In this section we will look at various different editor windows in detail. The 3D view is the main editor you will be using in Blender 2.8 and I'll cover this in detail. First we will look at viewport navigation, then move onto looking at the different interaction modes, the menus, toolbars and display settings. After that we'll take a breif look at the Outliner and the Properties panel, plus a brief overview of a few other editors.
In this video I will introduce you to viewport navigation. A scene has been provided which can be downloaded and used to practice navigation using the mouse and keyboard shortcuts. I will also go over a few additional shortcut keys that are really fundamental when working in simple or complex scene to quickly isolate the object you are working on or to control your virtual camera in Blender 2.8
In Blender 2.8 you have the ability to interact with your models and scenes in several different ways, each interaction mode opens up different creative tools such as modelling, sculpting, texture painting and rigging. In this video I'll give you a broef overview of each interaction mode and what they are used for.
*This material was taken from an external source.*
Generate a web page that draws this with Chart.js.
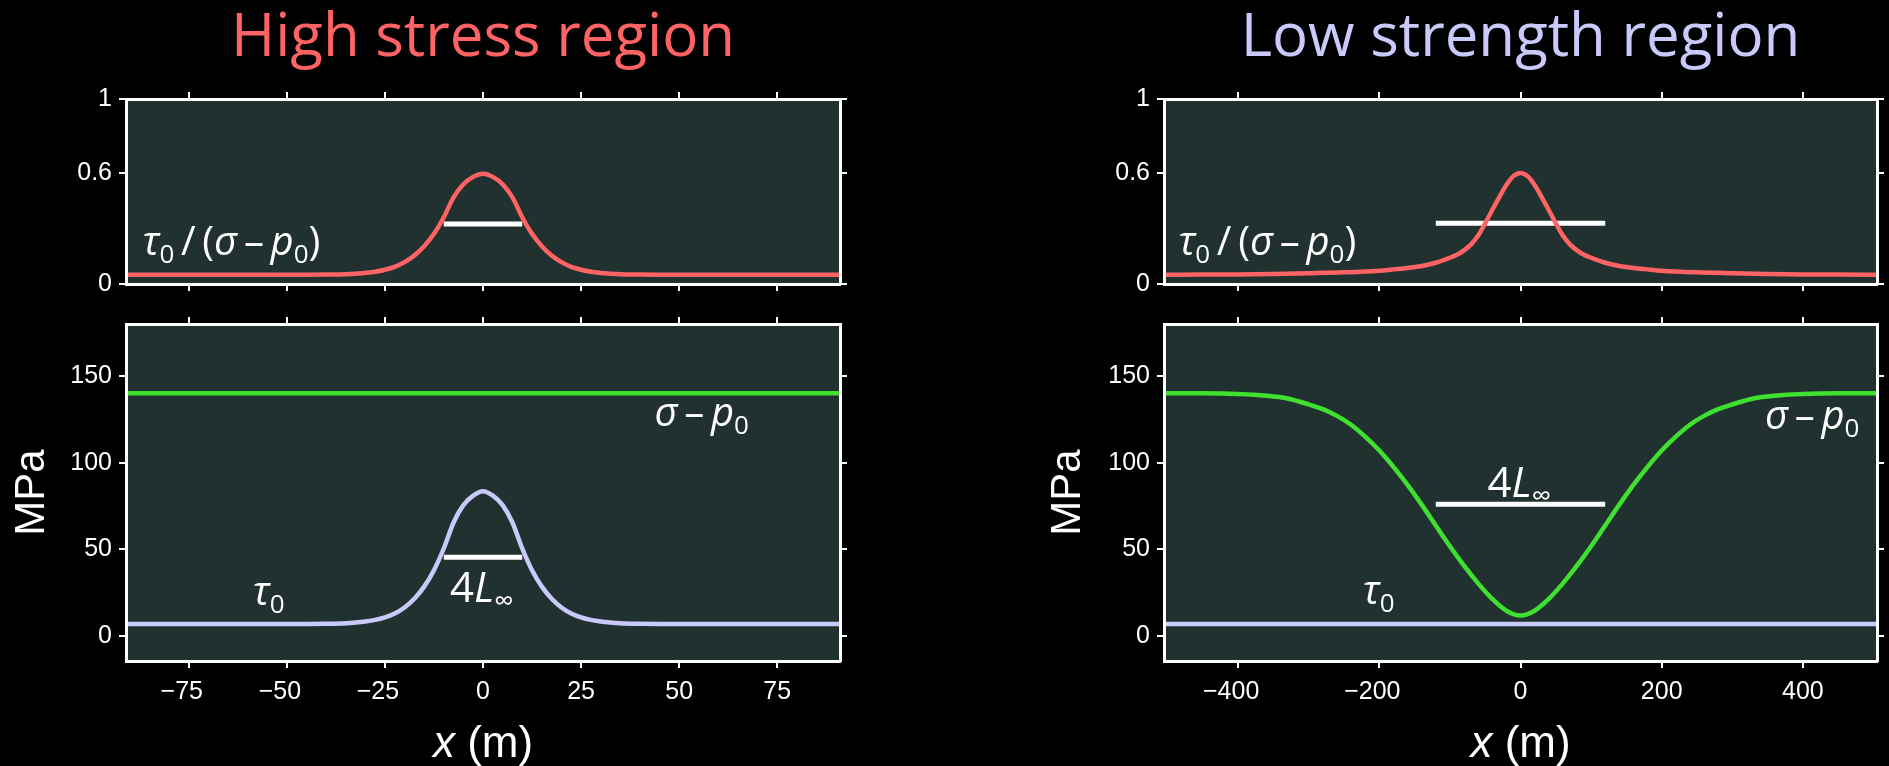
<!DOCTYPE html>
<html>
<head>
<meta charset="utf-8">
<script src="https://cdn.jsdelivr.net/npm/chart.js@4.4.1/dist/chart.umd.min.js"></script>
<style>
  html, body { margin: 0; padding: 0; background: #000; }
  #wrap { position: relative; width: 1889px; height: 766px; overflow: hidden; background: #000; }
  #wrap canvas { position: absolute; left: 0; top: 0; }
</style>
</head>
<body>
<div id="wrap">
  <canvas id="highTop" width="1889" height="766"></canvas>
  <canvas id="highBottom" width="1889" height="766"></canvas>
  <canvas id="lowTop" width="1889" height="766"></canvas>
  <canvas id="lowBottom" width="1889" height="766"></canvas>
</div>
<script>
// ---- values ----

// high stress region (x in m)
const highX = [-91, -45, -40, -35, -32.5, -30, -27.5, -25, -22.5, -20, -17.5, -15, -12.5, -10, -7.5, -5, -2.5,
  0, 2.5, 5, 7.5, 10, 12.5, 15, 17.5, 20, 22.5, 25, 27.5, 30, 32.5, 35, 40, 45, 91]
const highTau = [7, 7, 7.1, 7.4, 7.8, 8.4, 9.3, 10.8, 13, 16.5, 21.5, 28.5, 38, 50.5, 65.5, 75.5, 81,
  83.5, 81, 75.5, 65.5, 50.5, 38, 28.5, 21.5, 16.5, 13, 10.8, 9.3, 8.4, 7.8, 7.4, 7.1, 7, 7]
const highRatio = [0.05, 0.05, 0.051, 0.053, 0.056, 0.06, 0.066, 0.077, 0.093, 0.118, 0.154, 0.204, 0.271, 0.361, 0.468, 0.539, 0.579,
  0.596, 0.579, 0.539, 0.468, 0.361, 0.271, 0.204, 0.154, 0.118, 0.093, 0.077, 0.066, 0.06, 0.056, 0.053, 0.051, 0.05, 0.05]
const highSigmaX = [-91, 91]
const highSigma = [140, 140]
const highBarX = [-10, 10]
const highBarRatio = [0.325, 0.325]
const highBarMPa = [45.5, 45.5]

// low strength region (x in m)
const lowX = [-505, -450, -400, -360, -330, -300, -280, -260, -240, -220, -200, -180, -160, -140, -120, -100, -80, -60, -40, -20,
  0, 20, 40, 60, 80, 100, 120, 140, 160, 180, 200, 220, 240, 260, 280, 300, 330, 360, 400, 450, 505]
const lowSigma = [140, 140, 139.6, 138.6, 137, 133.6, 130.9, 127, 121.9, 115, 107, 97.6, 87.2, 75.8, 63.8, 51.8, 40.6, 30.4, 21.4, 14.6,
  11.8, 14.6, 21.4, 30.4, 40.6, 51.8, 63.8, 75.8, 87.2, 97.6, 107, 115, 121.9, 127, 130.9, 133.6, 137, 138.6, 139.6, 140, 140]
const lowRatioX = [-505, -450, -400, -350, -300, -250, -200, -180, -160, -140, -120, -100, -90, -80, -70, -60, -50, -40, -30, -20, -10,
  0, 10, 20, 30, 40, 50, 60, 70, 80, 90, 100, 120, 140, 160, 180, 200, 250, 300, 350, 400, 450, 505]
const lowRatio = [0.05, 0.051, 0.052, 0.054, 0.058, 0.063, 0.072, 0.079, 0.087, 0.097, 0.115, 0.142, 0.158, 0.182, 0.214, 0.262, 0.328, 0.4, 0.47, 0.535, 0.583,
  0.6, 0.583, 0.535, 0.47, 0.4, 0.328, 0.262, 0.214, 0.182, 0.158, 0.142, 0.115, 0.097, 0.087, 0.079, 0.072, 0.063, 0.058, 0.054, 0.052, 0.051, 0.05]
const lowTauX = [-505, 505]
const lowTau = [7, 7]
const lowBarX = [-120, 120]
const lowBarRatio = [0.328, 0.328]
const lowBarMPa = [76, 76]

// ticks
const highXTicks = [-75, -50, -25, 0, 25, 50, 75]
const highXLabels = ['\u221275\u2007', '\u221250\u2007', '\u221225\u2007', '0', '25', '50', '75']
const lowXTicks = [-400, -200, 0, 200, 400]
const lowXLabels = ['\u2212400\u2007', '\u2212200\u2007', '0', '200', '400']
const ratioTicks = [0, 0.6, 1]
const ratioLabels = ['0', '0.6', '1']
const mpaTicks = [0, 50, 100, 150]
const mpaLabels = ['0', '50', '100', '150']

// ---- look ----
const W = 1889, H = 766
const panelBg = '#213130'
const red = '#ff6363'
const lavender = '#c9c9fb'
const green = '#40e030'
const tickFont = { family: '"Liberation Sans", Arial, sans-serif', size: 25 }
const textFamily = '"Open Sans", "Noto Sans", sans-serif'
const cols = { high: { left: 126, right: 840 }, low: { left: 1164, right: 1877 } }
const rows = { top: { top: 99, bottom: 284 }, bottom: { top: 324, bottom: 661 } }

function line(xs, ys, color, width) {
  return {
    data: xs.map((x, i) => ({ x: x, y: ys[i] })),
    borderColor: color,
    borderWidth: width || 4.5,
    borderCapStyle: 'butt',
    pointRadius: 0,
    cubicInterpolationMode: 'monotone',
    fill: false
  }
}

function axis(pos, min, max, ticks, labels, size, title) {
  return {
    type: 'linear',
    axis: (pos === 'top' || pos === 'bottom') ? 'x' : 'y',
    position: pos,
    min: min,
    max: max,
    border: { display: true, color: '#fff', width: 3, z: 1 },
    grid: { display: true, drawOnChartArea: false, drawTicks: true, tickLength: 7, tickWidth: 2, tickColor: '#fff', color: '#fff', lineWidth: 2 },
    ticks: {
      display: !!labels,
      color: '#fff',
      font: tickFont,
      padding: (pos === 'left') ? 7 : 9,
      callback: (v, i) => labels ? labels[i] : ''
    },
    title: title || { display: false },
    afterBuildTicks: s => { s.ticks = ticks.map(v => ({ value: v })) },
    afterFit: s => { if (s.isHorizontal()) s.height = size; else s.width = size }
  }
}

// text with italic / subscript pieces
function drawRich(ctx, segs, x, y, size, color, align, family) {
  const parts = segs.map(s => {
    const sz = s.sub ? size * 0.65 : size
    const font = (s.it ? 'italic ' : '') + sz + 'px ' + (family || textFamily)
    ctx.font = font
    return { t: s.t, font: font, w: ctx.measureText(s.t).width, dy: s.sub ? size * 0.2 : 0 }
  })
  const total = parts.reduce((a, p) => a + p.w, 0)
  let cx = align === 'center' ? x - total / 2 : x
  ctx.fillStyle = color
  ctx.textAlign = 'left'
  ctx.textBaseline = 'alphabetic'
  parts.forEach(p => {
    ctx.font = p.font
    ctx.fillText(p.t, cx, y + p.dy)
    cx += p.w
  })
}

const ratioText = [{ t: '\u03c4', it: true }, { t: '0', sub: true }, { t: '\u2009/\u2009(' }, { t: '\u03c3', it: true }, { t: '\u2009\u2013\u2009' }, { t: 'p', it: true }, { t: '0', sub: true }, { t: ')' }]
const sigmaText = [{ t: '\u03c3', it: true }, { t: '\u2009\u2013\u2009' }, { t: 'p', it: true }, { t: '0', sub: true }]
const tauText = [{ t: '\u03c4', it: true }, { t: '0', sub: true }]
const lengthText = [{ t: '4' }, { t: 'L', it: true }, { t: '\u221e', sub: true }]
const xTitle = [{ t: 'x', it: true }, { t: ' (m)' }]

function makeChart(id, col, row, xMin, xMax, xTicks, xLabels, yMin, yMax, yTicks, yLabels, datasets, texts, yWidth, yTitle) {
  const c = cols[col], r = rows[row]
  const xHeight = row === 'bottom' ? 60 : 12
  const labelsPlugin = {
    id: 'labels_' + id,
    beforeDraw: chart => {
      const a = chart.chartArea, ctx = chart.ctx
      ctx.save()
      ctx.fillStyle = panelBg
      ctx.fillRect(a.left, a.top, a.right - a.left, a.bottom - a.top)
      ctx.restore()
    },
    afterDraw: chart => {
      const ctx = chart.ctx
      ctx.save()
      texts.forEach(t => {
        const p = t.pos(chart)
        drawRich(ctx, t.segs, p[0], p[1], t.size, t.color || '#fff', t.align, t.family)
      })
      ctx.restore()
    }
  }
  return new Chart(document.getElementById(id), {
    type: 'line',
    data: { datasets: datasets },
    options: {
      responsive: false,
      animation: false,
      devicePixelRatio: 1,
      events: [],
      layout: { padding: { left: c.left - yWidth, right: W - c.right - 12, top: r.top - 12, bottom: H - r.bottom - xHeight } },
      plugins: { legend: { display: false }, tooltip: { enabled: false }, title: { display: false } },
      scales: {
        x: axis('bottom', xMin, xMax, xTicks, row === 'bottom' ? xLabels : null, xHeight),
        x2: axis('top', xMin, xMax, xTicks, null, 12),
        y: axis('left', yMin, yMax, yTicks, yLabels, yWidth, yTitle),
        y2: axis('right', yMin, yMax, yTicks, null, 12)
      }
    },
    plugins: [labelsPlugin]
  })
}

const mpaTitle = { display: true, text: 'MPa', color: '#fff', font: { family: '"Liberation Sans", Arial, sans-serif', size: 42, lineHeight: 1 }, padding: 0 }
const atData = (x, y) => ch => [ch.scales.x.getPixelForValue(x), ch.scales.y.getPixelForValue(y)]
const centerAt = y => ch => [(ch.chartArea.left + ch.chartArea.right) / 2, y]

makeChart('highTop', 'high', 'top', -91, 91, highXTicks, highXLabels, 0, 1, ratioTicks, ratioLabels,
  [line(highX, highRatio, red), line(highBarX, highBarRatio, '#fff', 5)],
  [
    { segs: [{ t: 'High stress region' }], pos: centerAt(56), size: 60, color: red, align: 'center' },
    { segs: ratioText, pos: atData(-86.8, 0.157), size: 40 }
  ], 70)

makeChart('highBottom', 'high', 'bottom', -91, 91, highXTicks, highXLabels, -14.4, 180, mpaTicks, mpaLabels,
  [line(highSigmaX, highSigma, green), line(highX, highTau, lavender), line(highBarX, highBarMPa, '#fff', 5)],
  [
    { segs: sigmaText, pos: atData(43.7, 121.2), size: 40 },
    { segs: tauText, pos: atData(-58.7, 17.9), size: 40 },
    { segs: lengthText, pos: atData(-8.4, 19.8), size: 42 },
    { segs: xTitle, pos: centerAt(757), size: 44, align: 'center', family: '"Liberation Sans", Arial, sans-serif' }
  ], 115, mpaTitle)

makeChart('lowTop', 'low', 'top', -505, 505, lowXTicks, lowXLabels, 0, 1, ratioTicks, ratioLabels,
  [line(lowRatioX, lowRatio, red), line(lowBarX, lowBarRatio, '#fff', 5)],
  [
    { segs: [{ t: 'Low strength region' }], pos: centerAt(56), size: 60, color: lavender, align: 'center' },
    { segs: ratioText, pos: atData(-484.6, 0.157), size: 40 }
  ], 70)

makeChart('lowBottom', 'low', 'bottom', -505, 505, lowXTicks, lowXLabels, -14.4, 180, mpaTicks, mpaLabels,
  [line(lowTauX, lowTau, lavender), line(lowX, lowSigma, green), line(lowBarX, lowBarMPa, '#fff', 5)],
  [
    { segs: sigmaText, pos: atData(346.3, 119.2), size: 40 },
    { segs: tauText, pos: atData(-223.4, 18.5), size: 40 },
    { segs: lengthText, pos: atData(-46.7, 80.4), size: 42 },
    { segs: xTitle, pos: centerAt(757), size: 44, align: 'center', family: '"Liberation Sans", Arial, sans-serif' }
  ], 117, mpaTitle)
</script>
</body>
</html>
In this video I will discuss some of the menus in the 3D View Editor. These can change depending on which interaction mode you are using in Blender 2.8. Throughout the course, I'll return and highlight different options in these menus when required, however, here I cover the most common menus and their more useful options.
In this video I will discuss the different Display Setting options and tools in Blender 2.8. These all relate to the 3D view and changing options in these menus, drop down box and toggle buttons can gvie your 3D View a totally different look and feel. These settings can be changed in each workspace so that the display setting suit the task are woking on in Blender 2.8.
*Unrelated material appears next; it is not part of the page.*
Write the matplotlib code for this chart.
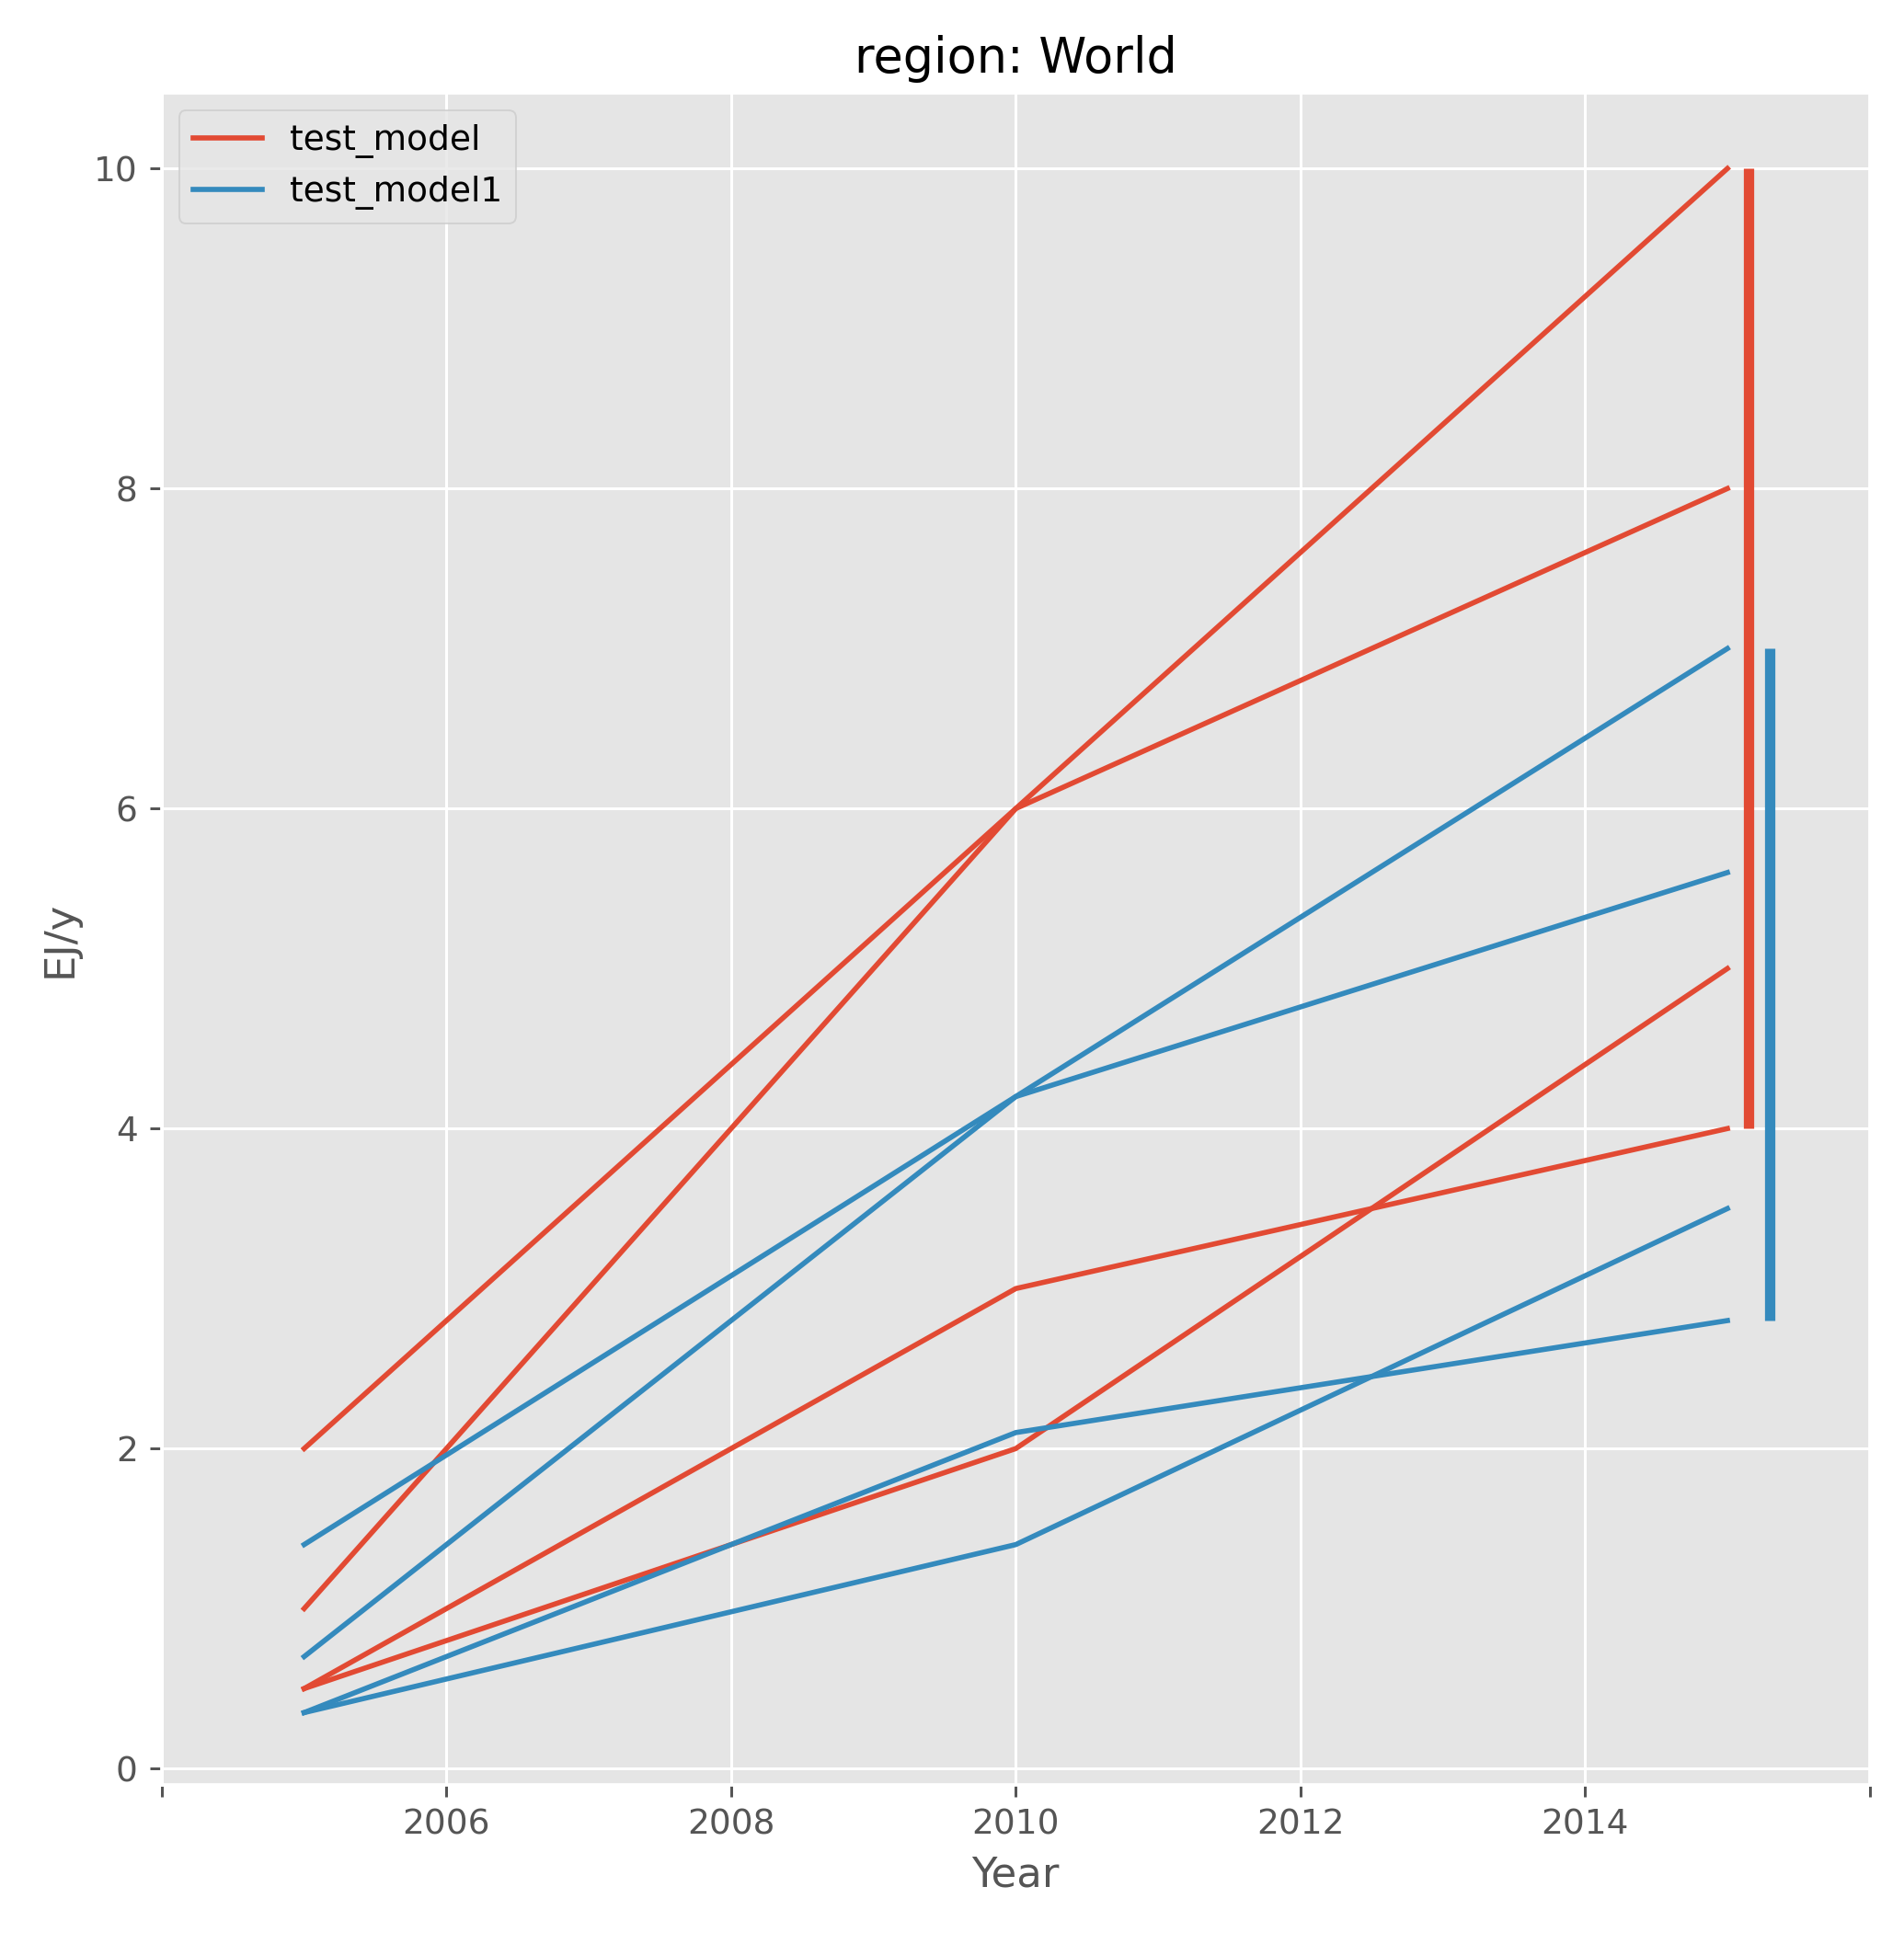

In this video you will learn about the tool bars within the 3D view. This is where you will find the most basic and useful tools for moving, scaling & rotating your objects and sub-objects, as well as some of the most powerful modelling tools, sculpting and painting brushes.
In this video I will give you an overview of the first set of tabs in the Properties Editor Window. These tabs are all concerned with rendering in some way, controlling the render engine and its settings, the output for your renders and animations, mananging render passes and defining some scene and world settings.
In this video I will introduce you to appending and linking objects from one Blender file to another. This allows you to re-use models, textures and other assets in other scenes, you can even create a library of assets for a large project spread over multple files and control each asset from its own parent file, with changes being applied to every instances of the asset across every file and scene, perfect for tweaking character models in animation, without having to redo previously completed scenes.
In this video we will look at the first several options on the tool bar within the 3D View Editor window. These tools are a more visual and sometimes easier way to select and transform your objects and sub-objects. Some of these obejcts also appear in other editors such as the UV, Image and Node editors.
In the first part of this beginner's modelling series I explain the model that will be created and then move on to downloading and setting up some image planes to model against.
In this video I will show you some of Blender's most fundamental modelling concepts, these include adding Loop Cuts to plan out the various sections of the base model and then selecting these section and using extrude, move and scale tools to resize them.
In this video I will create one section of a repeating area of geometry, separate it from the rest of the object and clone it several times using the array modifier. I then join it back to the original object and makes sure all the split are merged back to getting using the remove doubles tool.
In this video I will continue using some of the more fundamental modelling tools in Blender to finish creating the base geometry of the saber. I will also show you a way to remove extra edges that you don't need. This technique is essential to optimise your models. Finally I will show you the bevel edges tool which is extremely useful for create chamfers & bevel that pick up realistic highlights and even 90 degree steps on inner angles to add detail.
In this video I will create a fairly simple piece of the geometry, but in order to adjust several parts at the same time I use a different setting for how Blender defines pivot points in it's transforms. By changing the pivot settings you can access some very useful techniques that will open up a whole range of modelling shortcuts.
In this video I will duplicate and separate an area of the base mesh to create a new object. I will then save some time by using the mirror modifier allowing me to only model half of the object. I will add thickness to this new piece using the solidify modifier and finish it off with more bevelled edges.
In this video I will re-scale the scene up in order that new primitives are at a more manageable size compared to the base geometry. **Please note I made a huge mistake in this part, but luckily I was able to use it to teach you what NOT to do!!**
I will also show you how to use the Boolean modifier to create a series of holes in the object.
Part of using the Boolean tool is to speed up the process of modelling certain features. However its not a perfect solution and usually requires some cleaning up of the topology to prevent shading errors caused by non-planar and faces with many more than 4 edges. Here I will show you how to fix these issues using the Path Connect and Merge Vertices tools.
In this video I will show you how to enable the Bool Tool Add-on which will allow you to very quickly perform a Boolean operation just by selecting our Boolean object and our original object and hitting a single hotkey. Again I will also do some cleaning up after the Boolean.
In this video I will create the most challenging piece of geometry in this model. I use a technique of thinking about how the actual object would be created in real life, and try to replicate the process using Blender's tools. In this case this requires a fair amount of clean up to get a good result.
In this video I will use a type of object called a Bezier Curve. This is a curve defined by multiple points in 3D space and controlled by a pair of handles. I can subdivide the curve to add new points for more control over the shape and then I can convert to the a mesh object.
In this video I will create some simple Hex Bolts to add a final detail to the model and wrap up by challenging you to create your own lightsaber from scratch based on the tools and techniques I've shown you here.
I will be returning to this model later in the course to demonstrate unwrapping, texturing and much more.
In this video I will start discussing UV Unwrapping, a vital skill to learn in order to texture and render your models like image based or procedural textures.